======== MATERIAL TO PROCESS

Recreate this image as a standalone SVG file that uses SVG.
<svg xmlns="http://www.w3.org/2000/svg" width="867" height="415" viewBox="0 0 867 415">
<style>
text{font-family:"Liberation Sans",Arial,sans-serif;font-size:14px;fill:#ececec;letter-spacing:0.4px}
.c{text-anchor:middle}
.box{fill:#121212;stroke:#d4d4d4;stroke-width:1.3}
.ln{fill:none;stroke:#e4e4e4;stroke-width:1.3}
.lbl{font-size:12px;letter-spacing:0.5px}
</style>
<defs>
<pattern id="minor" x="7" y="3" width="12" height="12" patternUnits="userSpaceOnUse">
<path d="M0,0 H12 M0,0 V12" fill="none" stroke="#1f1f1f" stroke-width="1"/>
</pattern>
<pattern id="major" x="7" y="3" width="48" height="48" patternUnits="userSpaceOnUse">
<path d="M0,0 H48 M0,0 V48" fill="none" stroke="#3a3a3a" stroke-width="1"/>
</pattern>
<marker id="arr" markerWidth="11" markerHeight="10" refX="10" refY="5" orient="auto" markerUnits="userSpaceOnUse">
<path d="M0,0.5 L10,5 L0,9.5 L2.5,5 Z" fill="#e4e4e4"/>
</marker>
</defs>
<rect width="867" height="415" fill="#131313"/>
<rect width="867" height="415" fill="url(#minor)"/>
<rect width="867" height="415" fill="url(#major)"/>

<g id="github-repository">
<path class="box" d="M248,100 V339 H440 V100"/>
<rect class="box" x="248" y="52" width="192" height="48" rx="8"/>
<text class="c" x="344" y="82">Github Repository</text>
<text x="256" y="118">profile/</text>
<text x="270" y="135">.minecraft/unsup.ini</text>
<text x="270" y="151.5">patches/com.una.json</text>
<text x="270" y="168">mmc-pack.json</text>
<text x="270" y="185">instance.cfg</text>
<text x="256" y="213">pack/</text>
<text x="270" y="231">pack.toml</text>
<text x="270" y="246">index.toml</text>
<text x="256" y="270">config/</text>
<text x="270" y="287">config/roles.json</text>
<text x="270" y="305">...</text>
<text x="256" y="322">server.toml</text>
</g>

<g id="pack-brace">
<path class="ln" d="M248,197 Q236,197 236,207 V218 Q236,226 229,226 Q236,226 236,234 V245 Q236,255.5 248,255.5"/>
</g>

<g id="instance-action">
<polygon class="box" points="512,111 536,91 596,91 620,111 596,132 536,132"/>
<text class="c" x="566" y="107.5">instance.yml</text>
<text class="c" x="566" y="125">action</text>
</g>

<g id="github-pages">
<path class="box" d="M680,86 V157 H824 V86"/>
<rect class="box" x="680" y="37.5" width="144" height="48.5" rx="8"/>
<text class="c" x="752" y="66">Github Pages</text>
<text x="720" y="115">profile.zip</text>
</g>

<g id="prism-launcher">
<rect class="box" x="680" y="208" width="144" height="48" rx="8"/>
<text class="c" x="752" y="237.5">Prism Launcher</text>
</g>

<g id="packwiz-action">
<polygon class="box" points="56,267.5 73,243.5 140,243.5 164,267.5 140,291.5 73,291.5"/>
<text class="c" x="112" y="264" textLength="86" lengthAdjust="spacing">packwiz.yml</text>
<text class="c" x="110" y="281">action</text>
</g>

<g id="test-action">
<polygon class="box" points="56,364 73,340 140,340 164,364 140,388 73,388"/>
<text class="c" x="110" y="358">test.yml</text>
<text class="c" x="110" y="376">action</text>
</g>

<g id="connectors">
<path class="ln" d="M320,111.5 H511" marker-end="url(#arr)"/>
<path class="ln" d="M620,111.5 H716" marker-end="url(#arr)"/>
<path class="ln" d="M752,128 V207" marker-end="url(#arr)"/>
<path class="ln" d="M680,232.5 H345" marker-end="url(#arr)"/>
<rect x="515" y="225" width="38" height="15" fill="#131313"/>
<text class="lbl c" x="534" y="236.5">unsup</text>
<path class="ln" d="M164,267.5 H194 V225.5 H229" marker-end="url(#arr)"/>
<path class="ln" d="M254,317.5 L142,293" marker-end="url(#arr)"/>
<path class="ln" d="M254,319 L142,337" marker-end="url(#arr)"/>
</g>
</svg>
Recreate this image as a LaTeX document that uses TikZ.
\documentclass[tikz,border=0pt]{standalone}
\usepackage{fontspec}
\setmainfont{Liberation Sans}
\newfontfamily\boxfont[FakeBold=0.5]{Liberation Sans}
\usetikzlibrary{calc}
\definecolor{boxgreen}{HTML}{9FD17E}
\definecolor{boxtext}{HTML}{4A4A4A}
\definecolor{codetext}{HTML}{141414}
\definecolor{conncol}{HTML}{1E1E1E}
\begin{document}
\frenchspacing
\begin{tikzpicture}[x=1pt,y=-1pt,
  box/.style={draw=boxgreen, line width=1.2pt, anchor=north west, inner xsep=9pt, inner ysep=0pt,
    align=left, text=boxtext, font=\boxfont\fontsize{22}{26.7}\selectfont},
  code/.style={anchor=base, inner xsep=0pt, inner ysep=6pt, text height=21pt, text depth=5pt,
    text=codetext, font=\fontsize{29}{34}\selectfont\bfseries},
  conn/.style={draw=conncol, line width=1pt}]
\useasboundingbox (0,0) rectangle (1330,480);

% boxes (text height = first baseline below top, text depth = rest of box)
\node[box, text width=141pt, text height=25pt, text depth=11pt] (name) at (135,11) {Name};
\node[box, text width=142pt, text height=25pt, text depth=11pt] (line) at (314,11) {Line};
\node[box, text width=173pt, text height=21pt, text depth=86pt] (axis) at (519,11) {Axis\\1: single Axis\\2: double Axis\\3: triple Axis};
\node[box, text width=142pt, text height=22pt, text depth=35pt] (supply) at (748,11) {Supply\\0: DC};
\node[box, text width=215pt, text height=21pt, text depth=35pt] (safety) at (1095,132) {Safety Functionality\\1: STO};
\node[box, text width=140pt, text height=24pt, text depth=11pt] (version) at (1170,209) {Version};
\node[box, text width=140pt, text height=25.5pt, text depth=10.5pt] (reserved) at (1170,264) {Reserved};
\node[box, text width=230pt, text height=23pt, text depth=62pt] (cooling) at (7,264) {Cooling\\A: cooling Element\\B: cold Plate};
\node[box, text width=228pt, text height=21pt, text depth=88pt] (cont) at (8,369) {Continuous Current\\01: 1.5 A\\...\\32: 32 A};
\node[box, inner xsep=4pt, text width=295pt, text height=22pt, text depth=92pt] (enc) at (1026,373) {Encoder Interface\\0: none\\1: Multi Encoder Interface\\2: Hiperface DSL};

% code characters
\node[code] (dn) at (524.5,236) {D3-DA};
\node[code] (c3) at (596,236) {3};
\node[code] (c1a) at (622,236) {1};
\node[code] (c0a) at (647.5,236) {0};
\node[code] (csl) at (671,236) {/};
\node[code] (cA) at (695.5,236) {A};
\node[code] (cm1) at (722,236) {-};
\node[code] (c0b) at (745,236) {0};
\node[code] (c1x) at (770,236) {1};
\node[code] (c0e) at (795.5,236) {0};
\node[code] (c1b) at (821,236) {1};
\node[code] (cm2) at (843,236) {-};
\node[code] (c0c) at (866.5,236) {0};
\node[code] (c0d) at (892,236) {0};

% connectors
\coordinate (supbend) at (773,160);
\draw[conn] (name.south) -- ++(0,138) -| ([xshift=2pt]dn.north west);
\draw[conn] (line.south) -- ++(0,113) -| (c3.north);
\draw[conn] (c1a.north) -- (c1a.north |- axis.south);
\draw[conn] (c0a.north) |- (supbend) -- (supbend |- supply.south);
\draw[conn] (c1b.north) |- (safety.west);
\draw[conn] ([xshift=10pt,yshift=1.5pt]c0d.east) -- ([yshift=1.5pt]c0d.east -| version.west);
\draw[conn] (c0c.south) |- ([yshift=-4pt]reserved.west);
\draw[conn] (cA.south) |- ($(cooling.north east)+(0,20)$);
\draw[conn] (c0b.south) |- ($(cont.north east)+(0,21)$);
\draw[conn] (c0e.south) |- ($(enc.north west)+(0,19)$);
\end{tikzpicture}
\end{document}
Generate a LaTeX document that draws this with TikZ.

================

#### WHAT THE EXERCISE ASKS:
Give back exactly the stretch that opens on the line with "Recreate this image as a LaTeX" and closes on the line with "(0,0) rectangle (1330,480);".

#### SOLUTION TO THIS TASK:
Recreate this image as a LaTeX document that uses TikZ.
\documentclass[tikz,border=0pt]{standalone}
\usepackage{fontspec}
\setmainfont{Liberation Sans}
\newfontfamily\boxfont[FakeBold=0.5]{Liberation Sans}
\usetikzlibrary{calc}
\definecolor{boxgreen}{HTML}{9FD17E}
\definecolor{boxtext}{HTML}{4A4A4A}
\definecolor{codetext}{HTML}{141414}
\definecolor{conncol}{HTML}{1E1E1E}
\begin{document}
\frenchspacing
\begin{tikzpicture}[x=1pt,y=-1pt,
  box/.style={draw=boxgreen, line width=1.2pt, anchor=north west, inner xsep=9pt, inner ysep=0pt,
    align=left, text=boxtext, font=\boxfont\fontsize{22}{26.7}\selectfont},
  code/.style={anchor=base, inner xsep=0pt, inner ysep=6pt, text height=21pt, text depth=5pt,
    text=codetext, font=\fontsize{29}{34}\selectfont\bfseries},
  conn/.style={draw=conncol, line width=1pt}]
\useasboundingbox (0,0) rectangle (1330,480);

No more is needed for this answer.